Research from McKinsey on B2B relationship management shows that multi-threaded accounts have 35% higher net revenue retention than single-threaded ones, driven by both lower churn and higher expansion rates.

Letting the champion think they're your only contact by accident. If you do connect with other stakeholders without telling your champion, they'll find out eventually, usually in an internal meeting. Brief them proactively: "I had a call with [Name] today, here's what came up." Transparency with your champion is what keeps multi-threading from feeling like a betrayal.


Stakeholder Map Template

DEAL STAKEHOLDER MAP: [Company Name]

ECONOMIC BUYER
Name:
Title:
Contact status: [ ] Introduced  [ ] In conversation  [ ] Not yet contacted
Key concern:

TECHNICAL BUYER
Name:
Title:
Contact status: [ ] Introduced  [ ] In conversation  [ ] Not yet contacted
Key concern:

CHAMPION
Name:
Title:
Advocacy strength: [ ] Strong  [ ] Moderate  [ ] Uncertain
Internal allies they've mentioned:

USER BUYER(S)
Name / Title:
Contact status:
Sentiment: [ ] Positive  [ ] Neutral  [ ] Skeptical

KNOWN BLOCKERS
Name / Title / Concern:

SINGLE-THREAD RISK: [ ] High (only one contact)  [ ] Medium  [ ] Low

What to Do Next

Open your CRM and look at your top 5 highest-value deals by ARR. For each one, ask:

  1. How many named stakeholders do you have in the deal?
  2. Have you had direct contact with the economic buyer?
  3. If your champion left the company tomorrow, would the deal survive?
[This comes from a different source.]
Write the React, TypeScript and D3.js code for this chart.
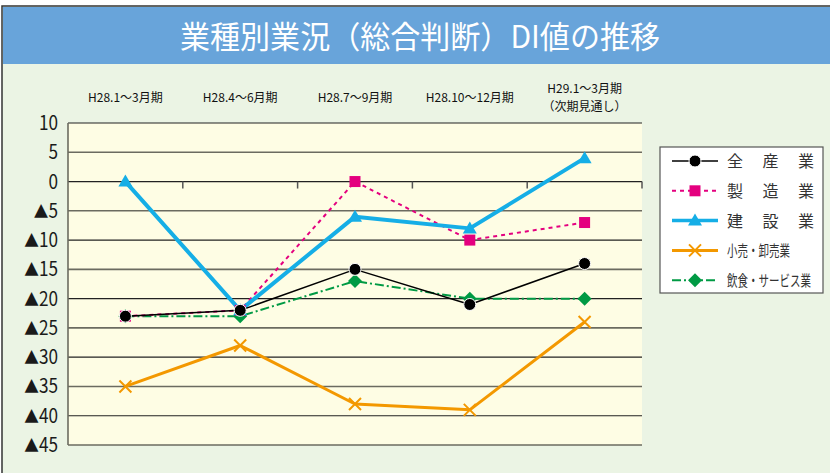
import * as d3 from "d3";

const categories = [
  ["H28.1～3月期"],
  ["H28.4～6月期"],
  ["H28.7～9月期"],
  ["H28.10～12月期"],
  ["H29.1～3月期", "（次期見通し）"],
];

const yTicks = [10, 5, 0, -5, -10, -15, -20, -25, -30, -35, -40, -45];

const zenSangyo = [-23, -22, -15, -21, -14];
const seizo = [-23, -22, 0, -10, -7];
const kensetsu = [0, -22, -6, -8, 4];
const kouri = [-35, -28, -38, -39, -24];
const inshoku = [-23, -23, -17, -20, -20];

type Marker = "circle" | "square" | "triangle" | "cross" | "diamond";

interface Series {
  name: string;
  values: number[];
  color: string;
  width: number;
  dash?: string;
  marker: Marker;
}

// draw order (back to front)
const series: Series[] = [
  { name: "小売・卸売業", values: kouri, color: "#f39800", width: 3, marker: "cross" },
  { name: "飲食・サービス業", values: inshoku, color: "#009a44", width: 2, dash: "9,3,2,3", marker: "diamond" },
  { name: "製　造　業", values: seizo, color: "#e4007f", width: 2, dash: "4,4", marker: "square" },
  { name: "建　設　業", values: kensetsu, color: "#15aee6", width: 4, marker: "triangle" },
  { name: "全　産　業", values: zenSangyo, color: "#000000", width: 1.5, marker: "circle" },
];

const legendOrder = ["全　産　業", "製　造　業", "建　設　業", "小売・卸売業", "飲食・サービス業"];

const W = 830;
const H = 473;
const plot = { left: 68, right: 642, top: 123, bottom: 445 };

const FONT = "'Noto Sans CJK JP', 'Noto Sans', sans-serif";

function MarkerShape({ type, x, y, color }: { type: Marker; x: number; y: number; color: string }) {
  switch (type) {
    case "circle":
      return <circle cx={x} cy={y} r={6} fill={color} stroke="#fff" strokeWidth={1} />;
    case "square":
      return <rect x={x - 5.5} y={y - 5.5} width={11} height={11} fill={color} />;
    case "triangle":
      return <path d={`M${x},${y - 7}L${x + 7},${y + 5}L${x - 7},${y + 5}Z`} fill={color} />;
    case "cross":
      return (
        <path
          d={`M${x - 6},${y - 6}L${x + 6},${y + 6}M${x + 6},${y - 6}L${x - 6},${y + 6}`}
          stroke={color}
          strokeWidth={2}
          fill="none"
        />
      );
    case "diamond":
      return <path d={`M${x},${y - 7}L${x + 7},${y}L${x},${y + 7}L${x - 7},${y}Z`} fill={color} />;
  }
}

export default function App() {
  const x = d3
    .scaleBand<number>()
    .domain(d3.range(categories.length))
    .range([plot.left, plot.right]);
  const y = d3.scaleLinear().domain([-45, 10]).range([plot.bottom, plot.top]);
  const cx = (i: number) => (x(i) ?? 0) + x.bandwidth() / 2;

  const line = (vals: number[]) =>
    d3
      .line<number>()
      .x((_, i) => cx(i))
      .y((d) => y(d))(vals) ?? "";

  const legendRows = legendOrder.map((n) => series.find((s) => s.name === n)!);

  return (
    <svg
      width={W}
      height={H}
      style={{ position: "absolute", left: 0, top: 0, display: "block" }}
      fontFamily={FONT}
    >
      <rect x={0} y={0} width={W} height={H} fill="#ffffff" />
      <rect x={2} y={6} width={W} height={H} fill="#ebf4e4" stroke="#333" strokeWidth={1.5} />
      <rect x={3} y={7} width={W} height={57} fill="#68a4da" />
      <text
        x={420}
        y={48}
        textAnchor="middle"
        fill="#fff"
        fontSize={31}
        textLength={480}
        lengthAdjust="spacingAndGlyphs"
      >
        業種別業況（総合判断）DI値の推移
      </text>

      {/* category labels */}
      {categories.map((lines, i) =>
        lines.map((l, j) => (
          <text
            key={`${i}-${j}`}
            x={cx(i)}
            y={lines.length === 1 ? 102 : 93 + j * 18}
            textAnchor="middle"
            fontSize={12}
            fill="#111"
          >
            {l}
          </text>
        )),
      )}

      {/* plot */}
      <rect
        x={plot.left}
        y={plot.top}
        width={plot.right - plot.left}
        height={plot.bottom - plot.top}
        fill="#fefde4"
      />
      {yTicks.map((t) => (
        <line
          key={t}
          x1={plot.left}
          x2={plot.right}
          y1={y(t)}
          y2={y(t)}
          stroke={t % 10 === 0 ? "#222" : "#6b6b60"}
          strokeWidth={t % 10 === 0 ? 1.2 : 1.6}
        />
      ))}
      <line x1={plot.left} x2={plot.left} y1={plot.top} y2={plot.bottom} stroke="#6b6b60" strokeWidth={1.6} />
      {d3.range(1, categories.length + 1).map((i) => {
        const bx = plot.left + x.bandwidth() * i;
        return <line key={i} x1={bx} x2={bx} y1={y(0)} y2={y(0) + 7} stroke="#555" strokeWidth={1.5} />;
      })}

      {yTicks.map((t) => (
        <text
          key={t}
          x={58}
          y={y(t) + 7}
          textAnchor="end"
          fontSize={20}
          fill="#1a1a1a"
          transform={`translate(58,0) scale(0.86,1) translate(-58,0)`}
        >
          {t < 0 && <tspan fontSize={17}>▲</tspan>}
          {Math.abs(t)}
        </text>
      ))}

      {/* series */}
      {series.map((s) => (
        <path
          key={s.name}
          d={line(s.values)}
          fill="none"
          stroke={s.color}
          strokeWidth={s.width}
          strokeDasharray={s.dash}
          strokeLinejoin="round"
        />
      ))}
      {series.map((s) =>
        s.values.map((v, i) => (
          <MarkerShape key={s.name + i} type={s.marker} x={cx(i)} y={y(v)} color={s.color} />
        )),
      )}

      {/* legend */}
      <rect x={660} y={147} width={163} height={146} fill="#fff" stroke="#555" strokeWidth={1.2} />
      {legendRows.map((s, i) => {
        const ly = 161 + i * 29.8;
        const long = s.name.length > 5;
        return (
          <g key={s.name}>
            <line
              x1={672}
              x2={718}
              y1={ly}
              y2={ly}
              stroke={s.color}
              strokeWidth={Math.min(s.width, 3.5)}
              strokeDasharray={s.dash}
            />
            <MarkerShape type={s.marker} x={695} y={ly} color={s.color} />
            {long ? (
              <text
                x={727}
                y={ly + 6}
                fontSize={15}
                fill="#333"
                transform={`translate(727,0) scale(0.7,1) translate(-727,0)`}
              >
                {s.name}
              </text>
            ) : (
              <text x={727} y={ly + 6} fontSize={16} fill="#333" textLength={87} lengthAdjust="spacing">
                {s.name}
              </text>
            )}
          </g>
        );
      })}
    </svg>
  );
}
These questions are worth running in your weekly pipeline review as a standing checklist for any deal above your deal desk threshold.

If you have deals where the answer to question 3 is "no," those are your multi-threading priorities this week. For each one, draft the champion introduction ask using the framing from Step 2 and send it this week.

You don't need to build the full stakeholder map before you take action. Just pick the one contact who matters most in each deal and ask your champion to make the introduction.